==== Data segment

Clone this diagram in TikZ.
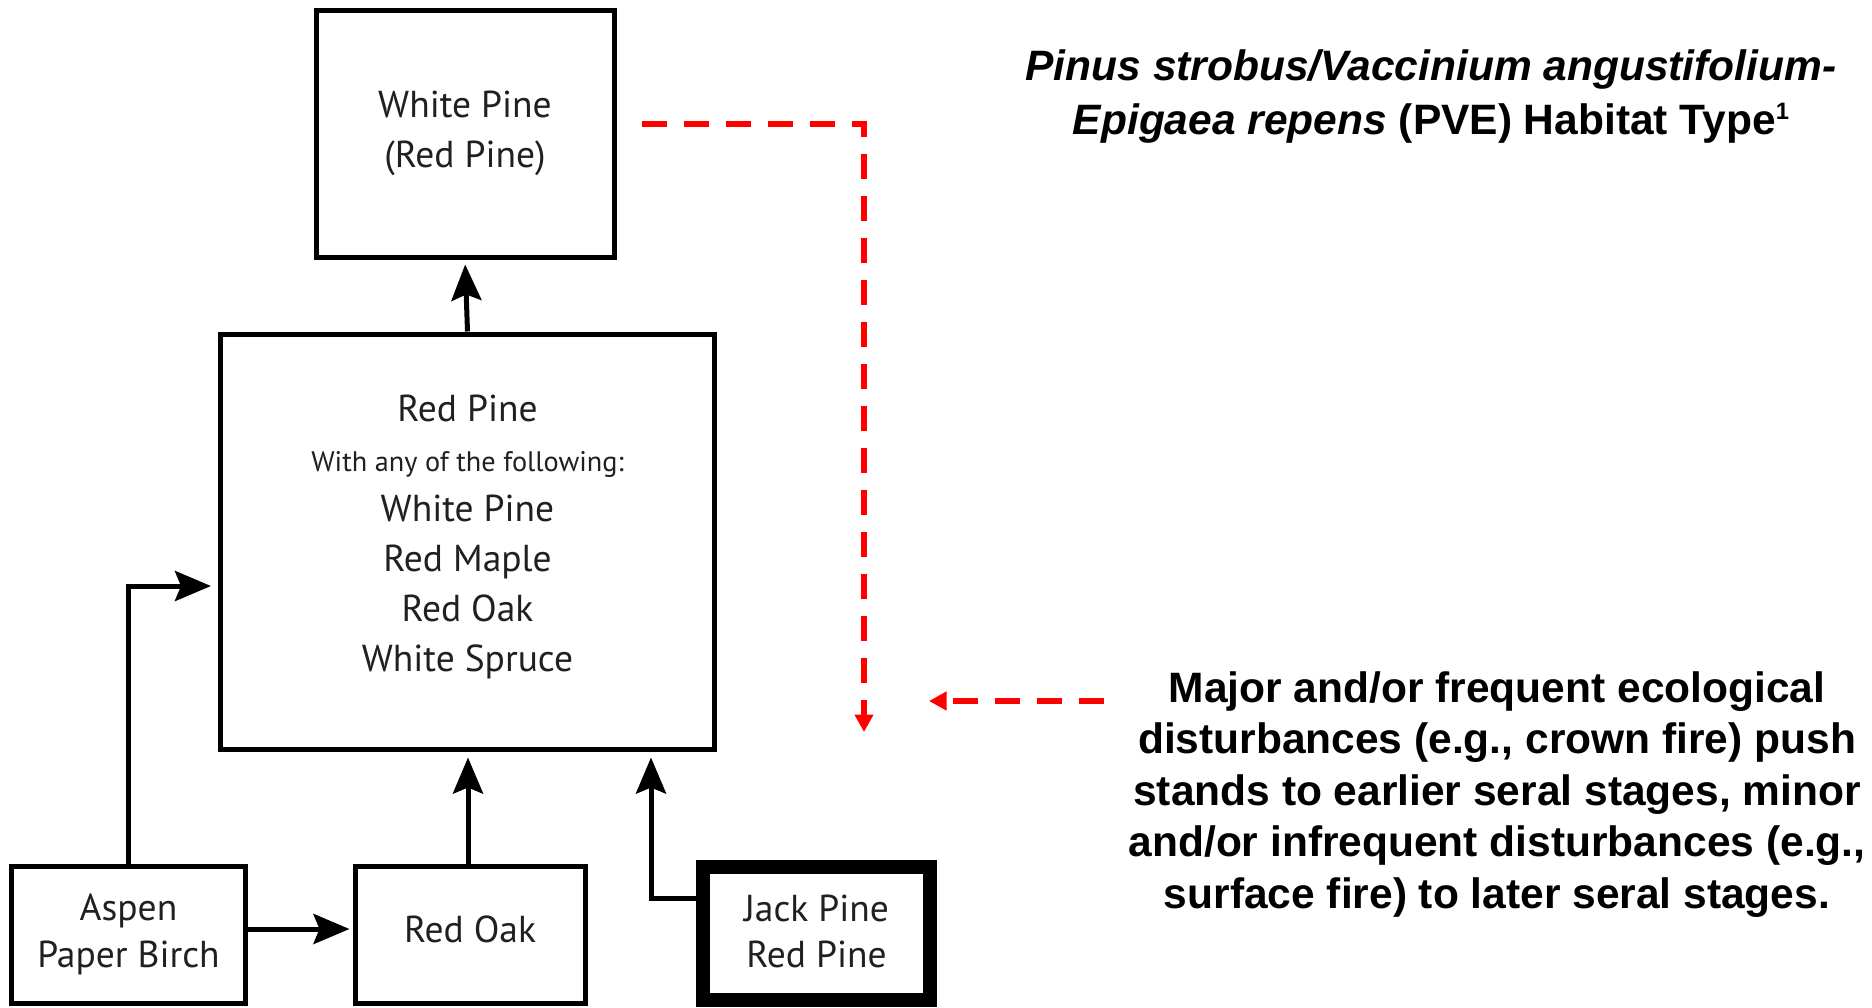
\documentclass[tikz,border=0pt]{standalone}
\usepackage{fontspec}
\setmainfont{Liberation Sans}
\newfontfamily\boxfont{PT Sans}
\usetikzlibrary{arrows.meta,calc}
\definecolor{inkgray}{HTML}{231F20}
\begin{document}
\begin{tikzpicture}[x=0.4pt,y=-0.4pt,
  box/.style={draw=black, line width=2pt, rectangle, inner sep=0pt, align=center,
    font=\boxfont\fontsize{15}{18.5}\selectfont, text=inkgray},
  boxtext/.style={inner sep=0pt, align=center, font=\boxfont\fontsize{15}{20}\selectfont, text=inkgray},
  flow/.style={draw=black, line width=2pt, -{Stealth[length=14.4pt,width=12pt,inset=2.4pt]}},
  disturb/.style={draw=red, line width=2.4pt, dash pattern=on 10pt off 6.8pt,
    -{Triangle[length=7pt,width=7.2pt]}},
  note/.style={font=\bfseries\fontsize{17}{20.6}\selectfont, align=center, inner sep=0pt}
]
\useasboundingbox (0,0) rectangle (1872,1007);
\fill[white] (0,0) rectangle (1872,1007);

% boxes
\node[box, font=\boxfont\fontsize{15}{20}\selectfont, minimum width=119.2pt, minimum height=98.8pt] (wp) at (465,133.5) {White Pine\\(Red Pine)};
\node[box, minimum width=197.2pt, minimum height=166pt] (rp) at (467.5,541.5) {};
\node[boxtext] (rptxt) at (467.5,537) {Red Pine\\{\fontsize{11.3}{20}\selectfont With any of the following:}\\White Pine\\Red Maple\\Red Oak\\White Spruce};
\node[box, minimum width=93.2pt, minimum height=54.8pt] (asp) at (128.5,934.5) {Aspen\\Paper Birch};
\node[box, minimum width=92pt, minimum height=54.8pt] (ro) at (470,934.5) {};
\node[boxtext] (rotxt) at ($(ro.center)+(0,-5)$) {Red Oak};
\node[box, line width=5.6pt, minimum width=90.8pt, minimum height=53.2pt] (jp) at (816.5,933.5) {};
\node[box, draw=none] (jptxt) at ($(jp.center)+(0,-2)$) {Jack Pine\\Red Pine};

% successional arrows
\draw[flow, shorten >=2pt] (rp.north) -- (wp.south);
\draw[flow, shorten >=3pt] (asp.north) |- ($(rp.west)+(0,44.5)$);
\draw[flow, shorten >=2.4pt] ($(ro.north)+(-2,0)$) -- ($(ro.north |- rp.south)+(-2,0)$);
\draw[flow, shorten >=2.4pt] ($(jp.west)+(0,-35.5)$) -| ($(rp.south)+(183.5,0)$);
\draw[flow, shorten >=1.2pt] ($(asp.east)+(0,-5.5)$) -- ($(ro.west)+(0,-5.5)$);

% disturbance arrows
\coordinate (d1s) at (642,124);
\coordinate (d1e) at (864,732);
\draw[disturb] (d1s) -| (d1e);
\coordinate (d2s) at (1104,701);
\coordinate (d2e) at (929,701);
\draw[disturb] (d2s) -- (d2e);

% texts
\node[note, font=\bfseries\fontsize{17}{21.4}\selectfont] (title) at (1431,96.5)
  {\textit{Pinus strobus/Vaccinium angustifolium-}\\\textit{Epigaea repens} (PVE) Habitat Type\raisebox{5.8pt}{\fontsize{9.5}{10}\selectfont 1}};
\node[note] (dist) at (1497,794.5)
  {Major and/or frequent ecological\\disturbances (e.g., crown fire) push\\stands to earlier seral stages, minor\\and/or infrequent disturbances (e.g.,\\surface fire) to later seral stages.};
\end{tikzpicture}
\end{document}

========

■ Task objective: Images should not appear in the copy; retype the listing above exactly.

■ Solution to the problem:
Clone this diagram in TikZ.
\documentclass[tikz,border=0pt]{standalone}
\usepackage{fontspec}
\setmainfont{Liberation Sans}
\newfontfamily\boxfont{PT Sans}
\usetikzlibrary{arrows.meta,calc}
\definecolor{inkgray}{HTML}{231F20}
\begin{document}
\begin{tikzpicture}[x=0.4pt,y=-0.4pt,
  box/.style={draw=black, line width=2pt, rectangle, inner sep=0pt, align=center,
    font=\boxfont\fontsize{15}{18.5}\selectfont, text=inkgray},
  boxtext/.style={inner sep=0pt, align=center, font=\boxfont\fontsize{15}{20}\selectfont, text=inkgray},
  flow/.style={draw=black, line width=2pt, -{Stealth[length=14.4pt,width=12pt,inset=2.4pt]}},
  disturb/.style={draw=red, line width=2.4pt, dash pattern=on 10pt off 6.8pt,
    -{Triangle[length=7pt,width=7.2pt]}},
  note/.style={font=\bfseries\fontsize{17}{20.6}\selectfont, align=center, inner sep=0pt}
]
\useasboundingbox (0,0) rectangle (1872,1007);
\fill[white] (0,0) rectangle (1872,1007);

% boxes
\node[box, font=\boxfont\fontsize{15}{20}\selectfont, minimum width=119.2pt, minimum height=98.8pt] (wp) at (465,133.5) {White Pine\\(Red Pine)};
\node[box, minimum width=197.2pt, minimum height=166pt] (rp) at (467.5,541.5) {};
\node[boxtext] (rptxt) at (467.5,537) {Red Pine\\{\fontsize{11.3}{20}\selectfont With any of the following:}\\White Pine\\Red Maple\\Red Oak\\White Spruce};
\node[box, minimum width=93.2pt, minimum height=54.8pt] (asp) at (128.5,934.5) {Aspen\\Paper Birch};
\node[box, minimum width=92pt, minimum height=54.8pt] (ro) at (470,934.5) {};
\node[boxtext] (rotxt) at ($(ro.center)+(0,-5)$) {Red Oak};
\node[box, line width=5.6pt, minimum width=90.8pt, minimum height=53.2pt] (jp) at (816.5,933.5) {};
\node[box, draw=none] (jptxt) at ($(jp.center)+(0,-2)$) {Jack Pine\\Red Pine};

% successional arrows
\draw[flow, shorten >=2pt] (rp.north) -- (wp.south);
\draw[flow, shorten >=3pt] (asp.north) |- ($(rp.west)+(0,44.5)$);
\draw[flow, shorten >=2.4pt] ($(ro.north)+(-2,0)$) -- ($(ro.north |- rp.south)+(-2,0)$);
\draw[flow, shorten >=2.4pt] ($(jp.west)+(0,-35.5)$) -| ($(rp.south)+(183.5,0)$);
\draw[flow, shorten >=1.2pt] ($(asp.east)+(0,-5.5)$) -- ($(ro.west)+(0,-5.5)$);

% disturbance arrows
\coordinate (d1s) at (642,124);
\coordinate (d1e) at (864,732);
\draw[disturb] (d1s) -| (d1e);
\coordinate (d2s) at (1104,701);
\coordinate (d2e) at (929,701);
\draw[disturb] (d2s) -- (d2e);

% texts
\node[note, font=\bfseries\fontsize{17}{21.4}\selectfont] (title) at (1431,96.5)
  {\textit{Pinus strobus/Vaccinium angustifolium-}\\\textit{Epigaea repens} (PVE) Habitat Type\raisebox{5.8pt}{\fontsize{9.5}{10}\selectfont 1}};
\node[note] (dist) at (1497,794.5)
  {Major and/or frequent ecological\\disturbances (e.g., crown fire) push\\stands to earlier seral stages, minor\\and/or infrequent disturbances (e.g.,\\surface fire) to later seral stages.};
\end{tikzpicture}
\end{document}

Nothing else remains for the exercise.